Similarly, Shereen tells us about SolFem, a Moroccan NGO which helps unmarried mothers and their children reintegrate into society (under the law, these women can be imprisoned for having sex outside marriage), Y-Peer, an NGO for young people which teaches them about contraception (not totally forbidden by Islamic law) and Marwa Rakha, a blogger who talks about relationships openly, online, and has gained quite a fan following.
What I missed
This book mainly focuses on Egypt. There are bits and pieces from other countries: Saudi, Lebanon, Tunisia… but Cairo forms the bulk of the research done. It could have done with a more comprehensive approach in this respect.

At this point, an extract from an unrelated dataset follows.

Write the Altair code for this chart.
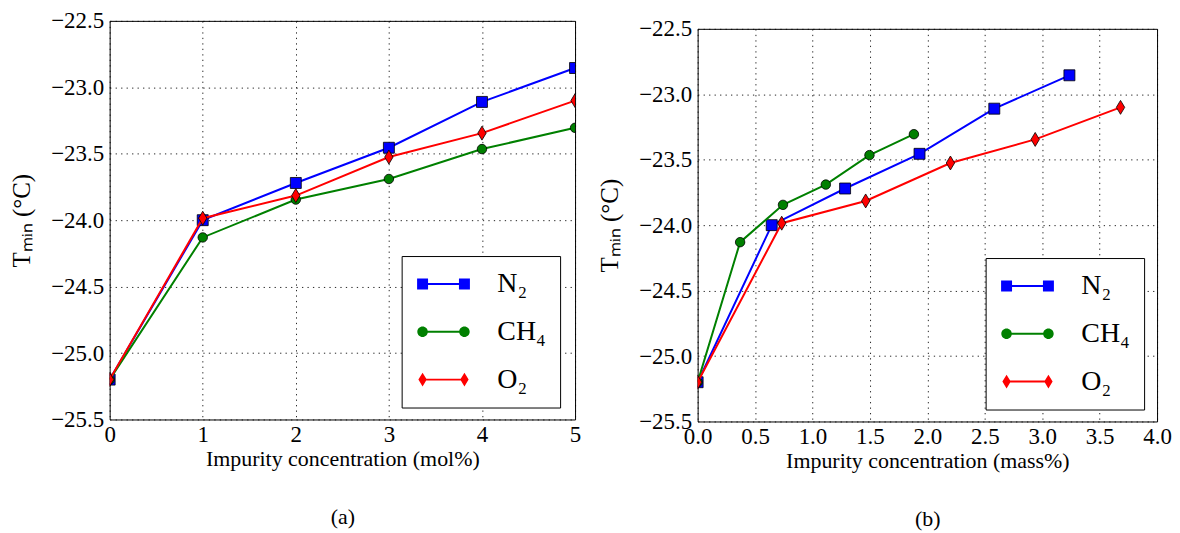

All in all, this was an interesting read, well worth the time. It made me think, opened my mind to different ideas, and was interestingly written. It made me think more objectively about my view of the Islamic world, and the author’s points about the pre-Western-influence Arab world and its more open-minded approach to sexuality, as well as the need to consider Arab cultural mores, their insistence on religious and familial obligations, are explained well. Certainly worth a re-read some time soon.